A recent case in Canada saw a jury rule in favour of a Walmart employee in Ontario who alleged she was subjected to “profane and insulting mental abuse” by her store manager from May to November of 2009.

As the jury believed she was forced to resign, this constituted an unfair dismissal. The employee received $200,000 for intentional infliction of mental suffering, up to $1 million for punitive damages and $10,000 for assault. Her employer was forced to pay her $100,000 for intentionally inflicting mental suffering, along with $150,000 for punitive damages.

These high pay-outs may seem excessive, dwarfing wrongful dismissal claims in the United Kingdom, where there are plans to reduce the cap on compensation. In September 2012, Business Secretary Vince Cable proposed to change the maximum level of award to 12 months of an employee's salary.
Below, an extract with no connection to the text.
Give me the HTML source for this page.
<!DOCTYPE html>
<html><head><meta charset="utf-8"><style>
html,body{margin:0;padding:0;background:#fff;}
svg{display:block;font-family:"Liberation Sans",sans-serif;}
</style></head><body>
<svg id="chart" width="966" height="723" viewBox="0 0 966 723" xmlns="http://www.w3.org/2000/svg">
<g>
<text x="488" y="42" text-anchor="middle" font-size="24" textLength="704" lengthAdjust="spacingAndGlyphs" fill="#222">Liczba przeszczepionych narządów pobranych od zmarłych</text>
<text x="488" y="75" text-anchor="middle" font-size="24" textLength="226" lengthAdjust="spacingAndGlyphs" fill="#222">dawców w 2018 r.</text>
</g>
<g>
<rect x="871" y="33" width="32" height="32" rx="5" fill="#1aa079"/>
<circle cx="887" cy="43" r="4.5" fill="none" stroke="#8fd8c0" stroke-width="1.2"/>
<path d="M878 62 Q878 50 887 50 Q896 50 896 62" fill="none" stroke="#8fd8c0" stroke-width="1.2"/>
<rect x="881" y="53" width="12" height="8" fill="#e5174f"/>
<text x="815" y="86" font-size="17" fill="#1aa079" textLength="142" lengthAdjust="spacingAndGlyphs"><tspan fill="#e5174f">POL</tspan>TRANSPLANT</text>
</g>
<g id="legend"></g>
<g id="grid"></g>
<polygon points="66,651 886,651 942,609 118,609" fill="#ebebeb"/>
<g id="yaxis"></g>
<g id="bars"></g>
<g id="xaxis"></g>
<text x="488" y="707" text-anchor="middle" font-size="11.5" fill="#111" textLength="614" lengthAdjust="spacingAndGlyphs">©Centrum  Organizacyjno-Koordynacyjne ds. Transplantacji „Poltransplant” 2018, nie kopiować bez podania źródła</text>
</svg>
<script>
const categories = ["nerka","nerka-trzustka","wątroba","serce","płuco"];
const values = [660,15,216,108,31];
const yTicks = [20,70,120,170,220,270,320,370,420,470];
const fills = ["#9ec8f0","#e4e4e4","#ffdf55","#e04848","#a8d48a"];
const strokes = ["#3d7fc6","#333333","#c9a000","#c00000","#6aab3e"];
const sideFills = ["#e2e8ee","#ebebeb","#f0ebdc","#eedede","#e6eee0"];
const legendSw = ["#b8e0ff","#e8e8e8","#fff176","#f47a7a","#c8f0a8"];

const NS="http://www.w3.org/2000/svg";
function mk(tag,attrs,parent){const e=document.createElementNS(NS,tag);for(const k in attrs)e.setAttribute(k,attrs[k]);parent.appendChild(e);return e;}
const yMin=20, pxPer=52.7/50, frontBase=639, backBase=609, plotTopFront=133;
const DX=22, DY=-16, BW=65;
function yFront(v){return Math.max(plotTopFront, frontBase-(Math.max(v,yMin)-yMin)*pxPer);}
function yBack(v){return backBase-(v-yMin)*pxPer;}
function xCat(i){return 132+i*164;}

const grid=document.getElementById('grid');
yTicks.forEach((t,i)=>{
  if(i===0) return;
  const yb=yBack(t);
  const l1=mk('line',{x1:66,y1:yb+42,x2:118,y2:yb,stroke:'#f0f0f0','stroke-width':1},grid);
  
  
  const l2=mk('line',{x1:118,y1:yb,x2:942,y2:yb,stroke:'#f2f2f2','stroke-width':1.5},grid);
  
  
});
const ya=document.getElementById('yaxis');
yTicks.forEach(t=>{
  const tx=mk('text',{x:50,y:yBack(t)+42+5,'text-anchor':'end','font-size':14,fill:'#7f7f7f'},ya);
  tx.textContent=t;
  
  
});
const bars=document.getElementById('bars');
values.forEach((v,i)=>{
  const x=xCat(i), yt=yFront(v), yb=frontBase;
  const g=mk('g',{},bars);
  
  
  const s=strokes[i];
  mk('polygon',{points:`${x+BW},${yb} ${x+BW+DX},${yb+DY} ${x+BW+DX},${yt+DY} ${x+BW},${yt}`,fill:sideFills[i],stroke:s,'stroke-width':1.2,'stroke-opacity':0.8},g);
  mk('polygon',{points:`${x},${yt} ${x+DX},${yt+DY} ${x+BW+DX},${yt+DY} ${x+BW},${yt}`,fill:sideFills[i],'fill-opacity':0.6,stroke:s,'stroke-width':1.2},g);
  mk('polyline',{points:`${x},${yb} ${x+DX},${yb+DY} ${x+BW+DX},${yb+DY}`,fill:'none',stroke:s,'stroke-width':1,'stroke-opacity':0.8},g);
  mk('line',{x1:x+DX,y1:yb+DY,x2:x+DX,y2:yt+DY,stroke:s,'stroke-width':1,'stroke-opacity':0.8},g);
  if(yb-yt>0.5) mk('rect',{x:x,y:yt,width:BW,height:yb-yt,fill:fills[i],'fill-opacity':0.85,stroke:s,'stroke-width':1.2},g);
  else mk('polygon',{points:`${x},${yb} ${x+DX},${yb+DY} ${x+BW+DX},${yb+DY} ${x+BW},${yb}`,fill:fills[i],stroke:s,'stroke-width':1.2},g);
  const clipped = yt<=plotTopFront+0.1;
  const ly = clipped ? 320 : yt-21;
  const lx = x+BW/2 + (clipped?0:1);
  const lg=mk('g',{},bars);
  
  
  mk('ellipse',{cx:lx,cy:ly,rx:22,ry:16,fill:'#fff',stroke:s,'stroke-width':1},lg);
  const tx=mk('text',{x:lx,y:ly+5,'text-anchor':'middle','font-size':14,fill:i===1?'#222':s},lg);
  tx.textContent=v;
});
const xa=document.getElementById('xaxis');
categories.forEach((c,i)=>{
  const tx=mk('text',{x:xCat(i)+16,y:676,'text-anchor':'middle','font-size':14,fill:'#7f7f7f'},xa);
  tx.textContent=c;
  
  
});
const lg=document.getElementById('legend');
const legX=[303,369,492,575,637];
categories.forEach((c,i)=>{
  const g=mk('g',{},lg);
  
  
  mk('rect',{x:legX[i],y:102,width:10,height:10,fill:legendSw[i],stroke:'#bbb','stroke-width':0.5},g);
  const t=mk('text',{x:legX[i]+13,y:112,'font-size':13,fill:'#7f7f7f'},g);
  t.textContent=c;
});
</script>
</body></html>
This is part of the employment law reforms designed to reduce the burden of employment law from the employer.

Many commentators believe that the cap on unfair dismissal compensation means employers will have the confidence to hire new people and allow cases to be settled easier, in the hope that employers and employees will part company more amicably, especially in cases where employees are underperforming. Maximum pay outs of £85,200 will instead be replaced by the employee’s average yearly salary, at around £26,000.